Raising the Dad by Tom Matthews came from Thomas Dunne Books.

When a dad learns an explosive secret about his dysfunctional family, everything changes. Sounds delicious, right?!

If you want to see the marvelous goodies in other people's mailboxes, make sure to visit Mailbox Monday and have fun seeing how we are all doing our part to keep the USPS and delivery services viable.

Friday, November 24, 2017

Review: Emily Goes to Exeter by M.C. Beaton

Most romances focus on the hero and heroine. M.C. Beaton's Emily Goes to Exeter, the first in the Travelling Matchmaker series, is not like most romances. Instead of centering on the couple at hand, this story takes as its main character Miss Hannah Pym, the long time housekeeper of the late Mr. Clarence of Thornton Hall. It's 1800 and Miss Pym is fascinated by the stage coach, "flying machines," that gallops past the estate every day on its way to Exeter. Upon receiving a bequest in Mr. Clarence's will and encouraged by his kindly brother, she can finally indulge her greatest romantic fantasy, travelling by said stage coach. She arranges her affairs and sets out on what turns into quite an adventure. When the coachman runs the coach into a rut and a storm blows in, the passengers of the coach are stranded at a local inn where the proprietor's wife is under the weather herself. Miss Pym proves to be a keen observer of human nature and a woman of action, taking charge of both the inn and her fellow passengers to keep things running smoothly. She has to contend with one spoiled society miss, badly disguised as a young man, trying to run away from the match her parents have made for her, the match himself, a widow fearful of life alone and the bully she's eloping with, a mild mannered lawyer, and several others as well. As she watches her fellow passengers, she quietly determines to help them along in their romantic lives.
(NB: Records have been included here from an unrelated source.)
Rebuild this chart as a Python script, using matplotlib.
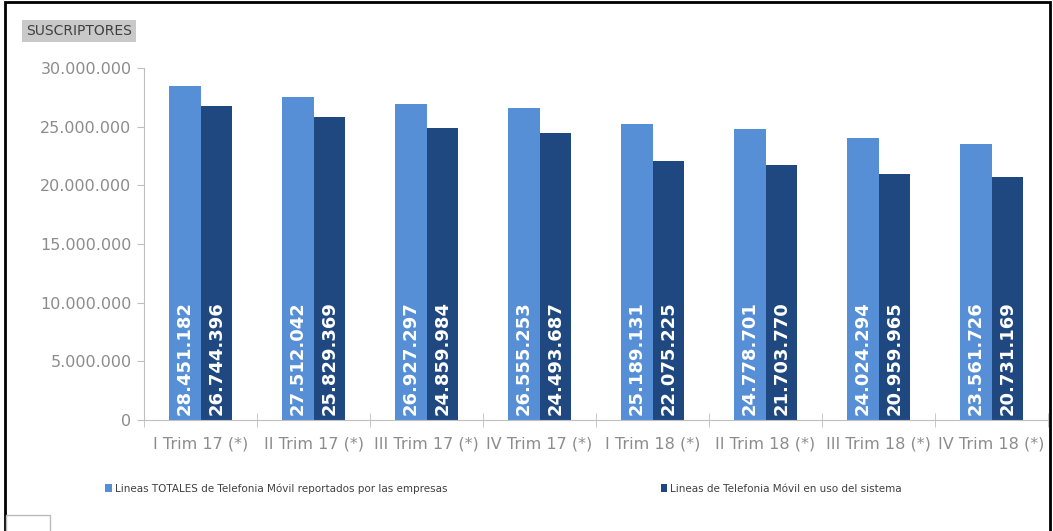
import numpy as np
import matplotlib
matplotlib.use("Agg")
import matplotlib.pyplot as plt
from matplotlib.patches import Rectangle

# data
periods = ["I Trim 17 (*)", "II Trim 17 (*)", "III Trim 17 (*)", "IV Trim 17 (*)",
           "I Trim 18 (*)", "II Trim 18 (*)", "III Trim 18 (*)", "IV Trim 18 (*)"]
lineas_totales = [28451182, 27512042, 26927297, 26555253,
                  25189131, 24778701, 24024294, 23561726]
lineas_en_uso = [26744396, 25829369, 24859984, 24493687,
                 22075225, 21703770, 20959965, 20731169]
serie_names = ["Lineas TOTALES de Telefonia Móvil reportados por las empresas",
               "Lineas de Telefonia Móvil en uso del sistema"]
y_ticks = [0, 5000000, 10000000, 15000000, 20000000, 25000000, 30000000]

light = "#578fd7"
dark = "#1f4880"
grey = "#8c8c8c"


def fmt(v):
    return f"{v:,}".replace(",", ".")


fig = plt.figure(figsize=(10.53, 5.31), dpi=100)
ax = fig.add_axes([144 / 1053, 111 / 531, 904 / 1053, 352 / 531])

x = np.arange(len(periods))
w = 0.28
b1 = ax.bar(x - w / 2, lineas_totales, w, color=light, label=serie_names[0])
b2 = ax.bar(x + w / 2, lineas_en_uso, w, color=dark, label=serie_names[1])

for bars, vals in ((b1, lineas_totales), (b2, lineas_en_uso)):
    for r, v in zip(bars, vals):
        ax.text(r.get_x() + r.get_width() / 2, 450000, fmt(v), rotation=90,
                ha="center", va="bottom", color="white", fontsize=13,
                fontweight="bold")

ax.set_xlim(-0.5, len(periods) - 0.5)
ax.set_ylim(0, 30000000)
ax.set_yticks(y_ticks)
ax.set_yticklabels([fmt(t) for t in y_ticks])
ax.set_xticks(x)
ax.set_xticklabels(periods)
ax.set_xticks(np.arange(len(periods) + 1) - 0.5, minor=True)
ax.tick_params(axis="x", which="major", length=0, pad=12, labelsize=11.5,
               labelcolor=grey)
ax.tick_params(axis="x", which="minor", length=10, direction="inout",
               color="#bfbfbf")
ax.tick_params(axis="y", length=5, color="#bfbfbf", labelsize=11.5,
               labelcolor=grey, pad=4)
for s in ("top", "right"):
    ax.spines[s].set_visible(False)
for s in ("left", "bottom"):
    ax.spines[s].set_color("#bfbfbf")

fig.text(26 / 1053, 1 - 31 / 531, "SUSCRIPTORES", fontsize=10, color="#404040",
         va="center", ha="left",
         bbox=dict(boxstyle="square,pad=0.3", fc="#c9c9c9", ec="none"))

fig.legend(loc="lower left", bbox_to_anchor=(96 / 1053, 28 / 531), ncol=2,
           frameon=False, fontsize=7.5, labelcolor="#404040",
           handlelength=0.6, handleheight=0.7, handletextpad=0.3,
           columnspacing=20.5)

# frame of the original picture
fig.add_artist(Rectangle((5 / 1053, -0.01), 1 - 8 / 1053, 1 - 2 / 531 + 0.01,
                         transform=fig.transFigure, fill=False, ec="black",
                         lw=2))
fig.add_artist(Rectangle((6 / 1053, -0.01), 44 / 1053, 16 / 531 + 0.01,
                         transform=fig.transFigure, fill=False, ec="#bbbbbb",
                         lw=1))

fig.savefig("out.png", dpi=100)
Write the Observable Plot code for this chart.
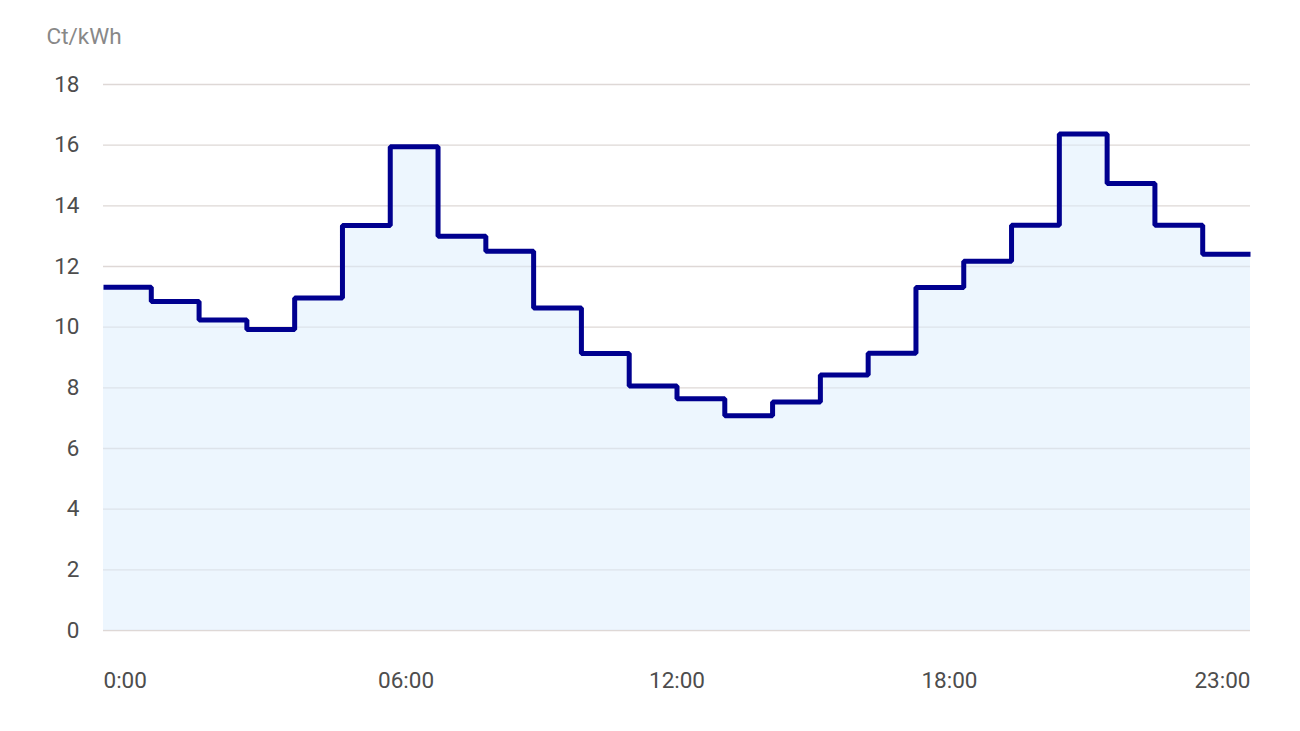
<!DOCTYPE html>
<html>
<head>
<meta charset="utf-8">
<script src="https://cdn.jsdelivr.net/npm/d3@7"></script>
<script src="https://cdn.jsdelivr.net/npm/@observablehq/plot@0.6"></script>
<style>
  html, body { margin: 0; padding: 0; background: #fff; }
  #chart svg { display: block; }
</style>
</head>
<body>
<div id="chart"></div>
<script>
// Hourly price (Ct/kWh), one value per hour 0..23
const hours = d3.range(24);
const prices = [11.32, 10.85, 10.24, 9.92, 10.96, 13.35, 15.95, 13.0, 12.5, 10.63, 9.13, 8.06,
                7.64, 7.08, 7.53, 8.42, 9.14, 11.31, 12.17, 13.36, 16.37, 14.74, 13.36, 12.4];
const yTicks = [0, 2, 4, 6, 8, 10, 12, 14, 16, 18];
const xTickLabels = ["0:00", "06:00", "12:00", "18:00", "23:00"];
const xTickHours = [0, 6.33, 12, 17.7, 24];
const unitLabel = "Ct/kWh";

// step data: each hour spans [h, h+1]
const steps = hours.map((h, i) => ({h, v: prices[i]}));
steps.push({h: 24, v: prices[prices.length - 1]});

const ticks = xTickLabels.map((t, i) => ({t, h: xTickHours[i], i}));
const n = ticks.length;

const font = "Roboto, 'Noto Sans', sans-serif";

const chart = Plot.plot({
  width: 1300,
  height: 731,
  marginLeft: 103,
  marginRight: 50,
  marginTop: 84,
  marginBottom: 101,
  style: {fontFamily: font, fontSize: "22.5px", color: "#4d4d4d", background: "#fff"},
  x: {domain: [0, 24], axis: null},
  y: {domain: [0, 18], axis: null},
  marks: [
    Plot.gridY(yTicks, {stroke: "#ded8d6", strokeOpacity: 1, strokeWidth: 1.3}),
    Plot.areaY(steps, {x: "h", y: "v", curve: "step-after", fill: "#dcedfe", fillOpacity: 0.5}),
    Plot.lineY(steps, {x: "h", y: "v", curve: "step-after", stroke: "#00008f", strokeWidth: 5, strokeLinejoin: "miter", strokeLinecap: "butt"}),
    Plot.axisY(yTicks, {tickSize: 0, tickPadding: 24, fontSize: 22.5, fill: "#4d4d4d", label: null}),
    // x tick labels
    Plot.text(ticks.filter(d => d.i === 0), {x: "h", text: "t", frameAnchor: "bottom", textAnchor: "start", lineAnchor: "top", dy: 42, fontSize: 22.5, fill: "#4d4d4d"}),
    Plot.text(ticks.filter(d => d.i > 0 && d.i < n - 1), {x: "h", text: "t", frameAnchor: "bottom", textAnchor: "middle", lineAnchor: "top", dy: 42, fontSize: 22.5, fill: "#4d4d4d"}),
    Plot.text(ticks.filter(d => d.i === n - 1), {x: "h", text: "t", frameAnchor: "bottom", textAnchor: "end", lineAnchor: "top", dy: 42, fontSize: 22.5, fill: "#4d4d4d"}),
    // unit label
    Plot.text([unitLabel], {text: d => d, frameAnchor: "top-left", textAnchor: "start", lineAnchor: "top", dx: -57, dy: -56, fontSize: 22.5, fill: "#888"})
  ]
});

document.getElementById("chart").appendChild(chart);
</script>
</body>
</html>
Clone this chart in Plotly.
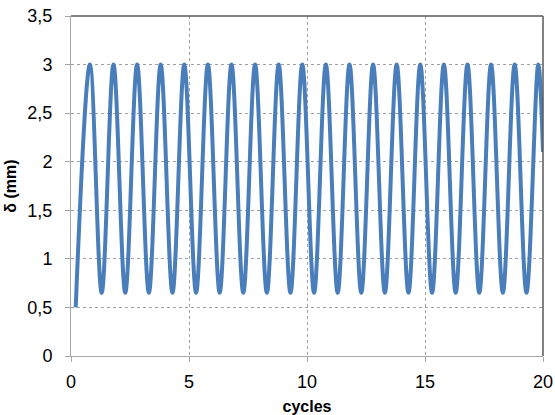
import plotly.graph_objects as go

# Start point, alternating peaks/troughs, end point
cycles = [0.2,
          0.8, 1.3, 1.8, 2.3, 2.8, 3.3, 3.8, 4.3, 4.8, 5.3,
          5.8, 6.3, 6.8, 7.3, 7.8, 8.3, 8.8, 9.3, 9.8, 10.3,
          10.8, 11.3, 11.8, 12.3, 12.8, 13.3, 13.8, 14.3, 14.8, 15.3,
          15.8, 16.3, 16.8, 17.3, 17.8, 18.3, 18.8, 19.3, 19.8,
          20.0]
delta_mm = [0.5,
            3.0, 0.65, 3.0, 0.65, 3.0, 0.65, 3.0, 0.65, 3.0, 0.65,
            3.0, 0.65, 3.0, 0.65, 3.0, 0.65, 3.0, 0.65, 3.0, 0.65,
            3.0, 0.65, 3.0, 0.65, 3.0, 0.65, 3.0, 0.65, 3.0, 0.65,
            3.0, 0.65, 3.0, 0.65, 3.0, 0.65, 3.0, 0.65, 3.0,
            2.1]

x_ticks = [0, 5, 10, 15, 20]
x_tick_labels = ["0", "5", "10", "15", "20"]
y_ticks = [0, 0.5, 1, 1.5, 2, 2.5, 3, 3.5]
y_tick_labels = ["0", "0,5", "1", "1,5", "2", "2,5", "3", "3,5"]

font_family = "Liberation Sans, Arial, sans-serif"

fig = go.Figure()
fig.add_trace(go.Scatter(
    x=cycles, y=delta_mm, mode="lines",
    line=dict(color="#4a7ebb", width=4, shape="spline", smoothing=1.0),
    showlegend=False, hoverinfo="skip"))

fig.update_layout(
    width=555, height=415,
    margin=dict(l=71, r=12, t=16, b=59),
    paper_bgcolor="white", plot_bgcolor="white",
    font=dict(family=font_family, size=18, color="#000000"),
    xaxis=dict(
        range=[0, 20], tickvals=x_ticks, ticktext=x_tick_labels,
        automargin=False, ticklabeloverflow="allow",
        showgrid=True, gridcolor="#a0a0a0", griddash="3px,3px", gridwidth=1,
        showline=True, linecolor="#a6a6a6", linewidth=1,
        ticks="outside", ticklen=5, tickcolor="#a6a6a6",
        tickfont=dict(size=18),
        ticklabelstandoff=4,
        zeroline=False,
        title=dict(text="<b>cycles</b>", font=dict(size=16), standoff=16),
    ),
    yaxis=dict(
        range=[0, 3.5], tickvals=y_ticks, ticktext=y_tick_labels,
        automargin=False, ticklabeloverflow="allow",
        showgrid=True, gridcolor="#a0a0a0", griddash="3px,3px", gridwidth=1,
        showline=True, linecolor="#a6a6a6", linewidth=1,
        ticks="outside", ticklen=5, tickcolor="#a6a6a6",
        tickfont=dict(size=18),
        ticklabelstandoff=9,
        zeroline=False,
        title=dict(text="<b>δ (mm)</b>", font=dict(size=16), standoff=6),
    ),
    shapes=[
        dict(type="line", xref="paper", yref="paper", x0=0, x1=1, y0=1, y1=1,
             line=dict(color="#595959", width=1.5)),
        dict(type="line", xref="paper", yref="paper", x0=1, x1=1, y0=0, y1=1,
             line=dict(color="#595959", width=1.5)),
    ],
)

# remove the browser's default 8px body margin so the figure fills the window
fig.write_html("out.html",
               config={"displayModeBar": False},
               post_script="document.body.style.margin='0';document.body.style.overflow='hidden';")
Hannah is a mightily capable character. She's smart and compassionate and thinks the best of almost everyone. She's also a bit of a busybody and it's easy to see that she is perfect as an accidental matchmaker. Her delight in the little freedom that riding the stage coach gives her is infectious. The plot is full of hijinks and the story gives off a feel of true joie de vivre. There's nothing very complicated here and the brevity of the tale means that the other characters are of necessity sketched only in broad outlines but it's a short, light, and charming book for those who are looking for a little lovable sweetness in their historical romances.